▸ Material provided:
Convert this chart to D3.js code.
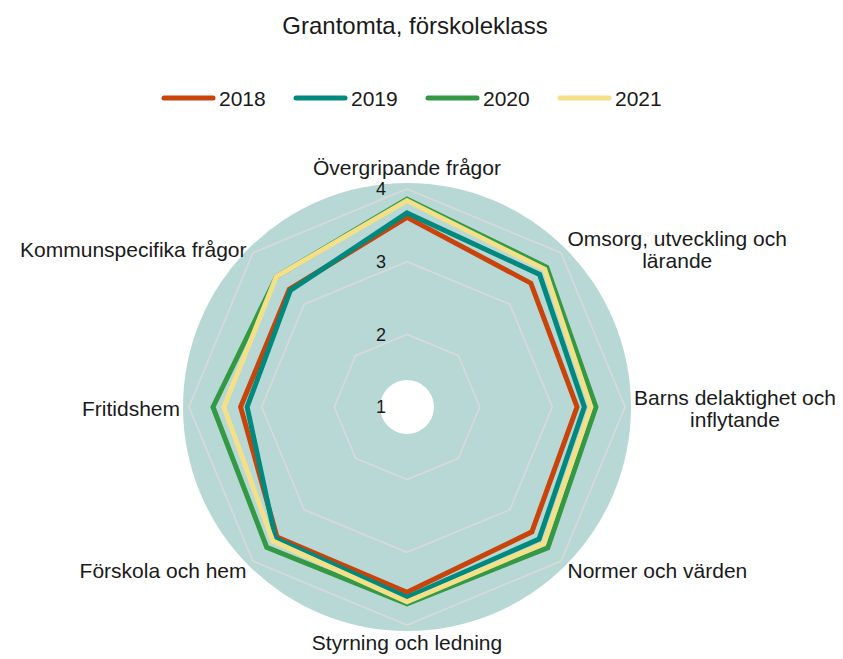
<!DOCTYPE html>
<html>
<head>
<meta charset="utf-8">
<script src="https://cdn.jsdelivr.net/npm/d3@7"></script>
<style>
  body { margin: 0; background: #fff; }
  text { font-family: "Liberation Sans", Arial, sans-serif; fill: #1a1a1a; }
</style>
</head>
<body>
<script>
// axes, clockwise from the top
const categories = [
  'Övergripande frågor',
  'Omsorg, utveckling och lärande',
  'Barns delaktighet och inflytande',
  'Normer och värden',
  'Styrning och ledning',
  'Förskola och hem',
  'Fritidshem',
  'Kommunspecifika frågor'
];
const labelLines = [
  ['Övergripande frågor'],
  ['Omsorg, utveckling och', 'lärande'],
  ['Barns delaktighet och', 'inflytande'],
  ['Normer och värden'],
  ['Styrning och ledning'],
  ['Förskola och hem'],
  ['Fritidshem'],
  ['Kommunspecifika frågor']
];
const years = ['2018', '2019', '2020', '2021'];
const values2018 = [3.61, 3.41, 3.34, 3.43, 3.55, 3.53, 3.29, 3.29];
const values2019 = [3.67, 3.58, 3.44, 3.57, 3.62, 3.56, 3.20, 3.27];
const values2020 = [3.86, 3.72, 3.60, 3.74, 3.71, 3.73, 3.67, 3.54];
const values2021 = [3.84, 3.68, 3.53, 3.66, 3.68, 3.61, 3.52, 3.54];
const ticks = [1, 2, 3, 4];
const colors = ['#c8440a', '#00897e', '#339944', '#f5e08a'];

const series = years.map((y, i) => ({
  year: y,
  color: colors[i],
  values: [values2018, values2019, values2020, values2021][i]
}));

const width = 843, height = 659;
const cx = 407, cy = 407;

const svg = d3.select('body').append('svg')
  .attr('width', width)
  .attr('height', height);

svg.append('text')
  .attr('x', 415).attr('y', 34)
  .attr('text-anchor', 'middle')
  .style('font-size', '24px')
  .text('Grantomta, förskoleklass');

// legend
const legend = svg.append('g').attr('transform', 'translate(162,98)');
const legendItem = legend.selectAll('g')
  .data(series)
  .enter().append('g')
  .attr('transform', (d, i) => 'translate(' + (i * 132) + ',0)');
legendItem.append('line')
  .attr('x1', 2).attr('x2', 51)
  .attr('stroke', d => d.color)
  .attr('stroke-width', 5)
  .attr('stroke-linecap', 'round');
legendItem.append('text')
  .attr('x', 57).attr('y', 8)
  .style('font-size', '21px')
  .text(d => d.year);

const r = d3.scaleLinear().domain([1, 4]).range([0, 218]);
const angle = d3.scaleLinear().domain([0, categories.length]).range([0, 2 * Math.PI]);

const chart = svg.append('g').attr('transform', 'translate(' + cx + ',' + cy + ')');

chart.append('circle').attr('r', 224).attr('fill', '#b7d8d4');
chart.append('circle').attr('r', 27).attr('fill', '#fff');

const radial = d3.lineRadial()
  .angle((d, i) => angle(i))
  .radius(d => r(d))
  .curve(d3.curveLinearClosed);

// grid
chart.selectAll('.grid')
  .data(ticks.filter(t => t > 1))
  .enter().append('path')
  .attr('class', 'grid')
  .attr('d', t => radial(categories.map(() => t)))
  .attr('fill', 'none')
  .attr('stroke', '#d9d9d9')
  .attr('stroke-width', 1.75);

// series
chart.selectAll('.series')
  .data(series)
  .enter().append('path')
  .attr('class', 'series')
  .attr('d', d => radial(d.values))
  .attr('fill', 'none')
  .attr('stroke', d => d.color)
  .attr('stroke-width', 5)
  .attr('stroke-linejoin', 'miter');

// tick labels
chart.selectAll('.tick')
  .data(ticks)
  .enter().append('text')
  .attr('class', 'tick')
  .attr('x', -21)
  .attr('y', t => -r(t))
  .attr('dy', '0.35em')
  .attr('text-anchor', 'end')
  .style('font-size', '18px')
  .text(t => t);

// category labels
const labelR = 227, lineH = 22;
const labels = chart.selectAll('.label')
  .data(labelLines)
  .enter().append('text')
  .attr('class', 'label')
  .style('font-size', '21px')
  .attr('text-anchor', 'middle');

labels.each(function(lines, i) {
  const a = angle(i);
  const sx = Math.sin(a), cyy = -Math.cos(a);
  const px = labelR * sx, py = labelR * cyy;
  const t = d3.select(this);
  t.selectAll('tspan').data(lines).enter().append('tspan').text(d => d);
  let w = 0;
  t.selectAll('tspan').each(function() { w = Math.max(w, this.getComputedTextLength()); });
  let x = px;
  if (sx > 0.1) x = px + w / 2;
  else if (sx < -0.1) x = px - w / 2;
  const n = lines.length;
  let y0;
  if (cyy < -0.9) y0 = py - 5 - (n - 1) * lineH;
  else if (cyy > 0.9) y0 = py + 16;
  else y0 = py + (Math.abs(cyy) > 0.5 ? 10 : 9) - (n - 1) * lineH / 2;
  t.selectAll('tspan')
    .attr('x', x)
    .attr('y', (d, k) => y0 + k * lineH);
});
</script>
</body>
</html>
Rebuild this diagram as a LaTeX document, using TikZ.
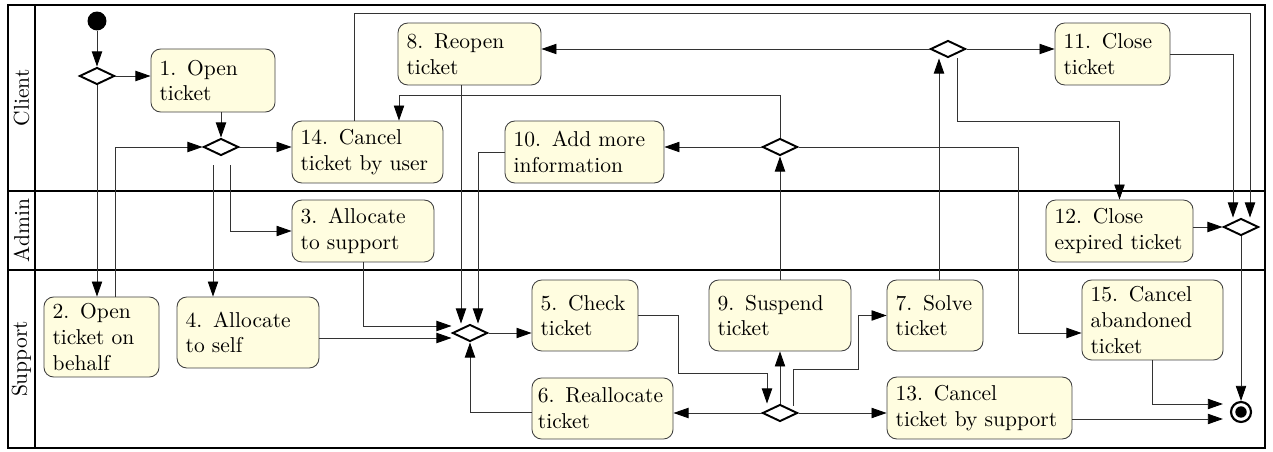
\documentclass[tikz,border=0pt]{standalone}
\usetikzlibrary{arrows.meta,shapes.geometric,calc}
\definecolor{actfill}{RGB}{255,253,224}
\begin{document}
\begin{tikzpicture}[x=0.465pt,y=-0.465pt,>={Triangle[length=7pt,width=4.8pt,black]}]
    \tikzstyle{act}=[draw=black!75,fill=actfill,rounded corners=4.5pt,align=left,inner xsep=4pt,inner ysep=2pt]
    \tikzstyle{dec}=[draw,diamond,line width=0.9pt,inner sep=0pt,minimum width=16.3pt,minimum height=7.9pt]
    \tikzstyle{lane}=[line width=1.2pt]
    \tikzstyle{flow}=[->,draw=black!80]

    \useasboundingbox (0,0) rectangle (1273,452);

    % swimlanes
    \draw[lane] (8,5) rectangle (1265,448);
    \draw[lane] (35,5) -- (35,448);
    \draw[lane] (8,191) -- (1265,191);
    \draw[lane] (8,270) -- (1265,270);
    \node[rotate=90] (client) at (21.5,98) {Client};
    \node[rotate=90] (admin) at (21.5,230.5) {Admin};
    \node[rotate=90] (support) at (21.5,359) {Support};

    % initial and final
    \node[circle,fill,minimum size=8.8pt,inner sep=0pt] (start) at (97,21) {};
    \node[circle,draw,line width=1pt,minimum size=9.3pt,inner sep=0pt] (stop) at (1241,412) {};
    \node[circle,fill,minimum size=5.3pt,inner sep=0pt] (stopdot) at (stop) {};

    % decisions
    \node[dec] (dstart) at (97,76) {};
    \node[dec] (dopen) at (221,147) {};
    \node[dec] (dinfo) at (780,147) {};
    \node[dec] (dsolve) at (948,49) {};
    \node[dec] (dend) at (1241,227) {};
    \node[dec] (dcheck) at (780,413) {};
    \node[dec] (dmerge) at (470,333) {};

    % activities
    \node[act,text width=49.7pt,minimum height=29.3pt] (open) at (213,80.5) {1. Open\\ticket};
    \node[act,text width=45.5pt,minimum height=37.2pt] (behalf) at (101.5,337) {2. Open\\ticket on\\behalf};
    \node[act,text width=58pt,minimum height=28.8pt] (allocsup) at (363,231) {3. Allocate\\to support};
    \node[act,text width=58pt,minimum height=33pt] (allocself) at (248,332.5) {4. Allocate\\to self};
    \node[act,text width=41.3pt,minimum height=33pt] (check) at (585,315.5) {5. Check\\ticket};
    \node[act,text width=60pt,inner xsep=2.8pt,minimum height=28.4pt] (realloc) at (602.5,408.5) {\mbox{6. Reallocate}\\ticket};
    \node[act,text width=36.6pt,minimum height=33pt] (solve) at (935,315.5) {7. Solve\\ticket};
    \node[act,text width=58.5pt,minimum height=28.8pt] (reopen) at (469.5,54) {8. Reopen\\ticket};
    \node[act,text width=58pt,minimum height=33pt] (suspend) at (780,315.5) {9. Suspend\\ticket};
    \node[act,text width=65.9pt,minimum height=28.8pt] (addinfo) at (584.5,152) {10. Add more\\information};
    \node[act,text width=45.5pt,minimum height=28.8pt] (close) at (1112.5,54) {11. Close\\ticket};
    \node[act,text width=60.4pt,minimum height=28.8pt] (expired) at (1119.5,231) {12. Close\\expired ticket};
    \node[act,text width=78pt,minimum height=28.8pt] (cancelsup) at (979.5,408) {13. Cancel\\ticket by support};
    \node[act,text width=62.2pt,minimum height=28.8pt] (canceluser) at (367.5,152) {14. Cancel\\ticket by user};
    \node[act,text width=57.6pt,minimum height=37.2pt] (abandoned) at (1152.5,320) {15. Cancel\\abandoned\\ticket};

    % flows
    \draw[flow] (start) -- (dstart);
    \draw[flow] (dstart.east) -- (dstart.east -| open.west);
    \draw[flow] (dstart.south) -- (dstart.south |- behalf.north);
    \draw[flow] (dopen |- open.south) -- (dopen.north);
    \draw[flow] ($(behalf.north)+(13.5,0)$) |- (dopen.west);
    \draw[flow] (dopen.east) -- (dopen.east -| canceluser.west);
    \coordinate (dopenl) at ($(dopen.south)+(-8,9)$);
    \coordinate (dopenr) at ($(dopen.south)+(9,9)$);
    \draw[flow] (dopenl) -- (dopenl |- allocself.north);
    \draw[flow] (dopenr) |- (allocsup.west);

    \draw[flow] ($(canceluser.north)+(-13.5,0)$) -- ++(0,-107) -| ($(dend.north)+(9,0)$);
    \draw[flow] (close.east) -| ($(dend.north)+(-8,0)$);
    \draw[flow] (expired.east |- dend.west) -- (dend.west);
    \draw[flow] (dend.south) -- (stop.north);
    \draw[flow] (abandoned.south) |- ($(stop.west)+(-7,-8)$);
    \draw[flow] ($(cancelsup.east)+(0,11)$) -- ($(stop.west)+(-7,7)$);

    \draw[flow] ($(reopen.south)+(-8.5,0)$) -- ($(dmerge.north)+(-9,0)$);
    \draw[flow] (addinfo.west) -| ($(dmerge.north)+(8,0)$);
    \draw[flow] (allocsup.south) |- ($(dmerge.west)+(0,-7)$);
    \draw[flow] ($(allocself.east)+(0,5.5)$) -- ($(dmerge.west)+(0,5)$);
    \draw[flow] ($(realloc.west)+(0,3.5)$) -| (dmerge.south);
    \draw[flow] (dmerge.east) -- (dmerge.east -| check.west);

    \draw[flow] (check.east) -- ++(40,0) -- ++(0,58) -| ($(dcheck.north)+(-13,0)$);
    \draw[flow] (dcheck.north) -- (suspend.south);
    \draw[flow] ($(dcheck.north)+(13,2)$) -- ++(0,-36) -- ++(65,0) |- (solve.west);
    \draw[flow] (dcheck.west) -- (dcheck.west -| realloc.east);
    \draw[flow] (dcheck.east) -- (dcheck.east -| cancelsup.west);

    \draw[flow] (suspend.north) -- (dinfo.south);
    \draw[flow] (dinfo.west) -- (dinfo.west -| addinfo.east);
    \draw[flow] (dinfo.north) -- ++(0,-42) -| ($(canceluser.north)+(31.5,0)$);
    \draw[flow] (dinfo.east) -| ($(abandoned.west)+(-63,13)$) -- ($(abandoned.west)+(0,13)$);

    \draw[flow] ($(solve.north)+(4,0)$) -- ($(dsolve.south)+(-9,0)$);
    \draw[flow] (dsolve.west) -- (dsolve.west -| reopen.east);
    \draw[flow] (dsolve.east) -- (dsolve.east -| close.west);
    \draw[flow] ($(dsolve.south)+(9,0)$) -- ++(0,62.5) -| (expired.north);
\end{tikzpicture}
\end{document}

▸ Set exercise:
Without any pictures, set down the lines from the one holding "Rebuild this diagram" through the one holding "size=5.3pt,inner sep=0pt] (stopdot)".

▸ Reply to the task:
Rebuild this diagram as a LaTeX document, using TikZ.
\documentclass[tikz,border=0pt]{standalone}
\usetikzlibrary{arrows.meta,shapes.geometric,calc}
\definecolor{actfill}{RGB}{255,253,224}
\begin{document}
\begin{tikzpicture}[x=0.465pt,y=-0.465pt,>={Triangle[length=7pt,width=4.8pt,black]}]
    \tikzstyle{act}=[draw=black!75,fill=actfill,rounded corners=4.5pt,align=left,inner xsep=4pt,inner ysep=2pt]
    \tikzstyle{dec}=[draw,diamond,line width=0.9pt,inner sep=0pt,minimum width=16.3pt,minimum height=7.9pt]
    \tikzstyle{lane}=[line width=1.2pt]
    \tikzstyle{flow}=[->,draw=black!80]

    \useasboundingbox (0,0) rectangle (1273,452);

    % swimlanes
    \draw[lane] (8,5) rectangle (1265,448);
    \draw[lane] (35,5) -- (35,448);
    \draw[lane] (8,191) -- (1265,191);
    \draw[lane] (8,270) -- (1265,270);
    \node[rotate=90] (client) at (21.5,98) {Client};
    \node[rotate=90] (admin) at (21.5,230.5) {Admin};
    \node[rotate=90] (support) at (21.5,359) {Support};

    % initial and final
    \node[circle,fill,minimum size=8.8pt,inner sep=0pt] (start) at (97,21) {};
    \node[circle,draw,line width=1pt,minimum size=9.3pt,inner sep=0pt] (stop) at (1241,412) {};
    \node[circle,fill,minimum size=5.3pt,inner sep=0pt] (stopdot) at (stop) {};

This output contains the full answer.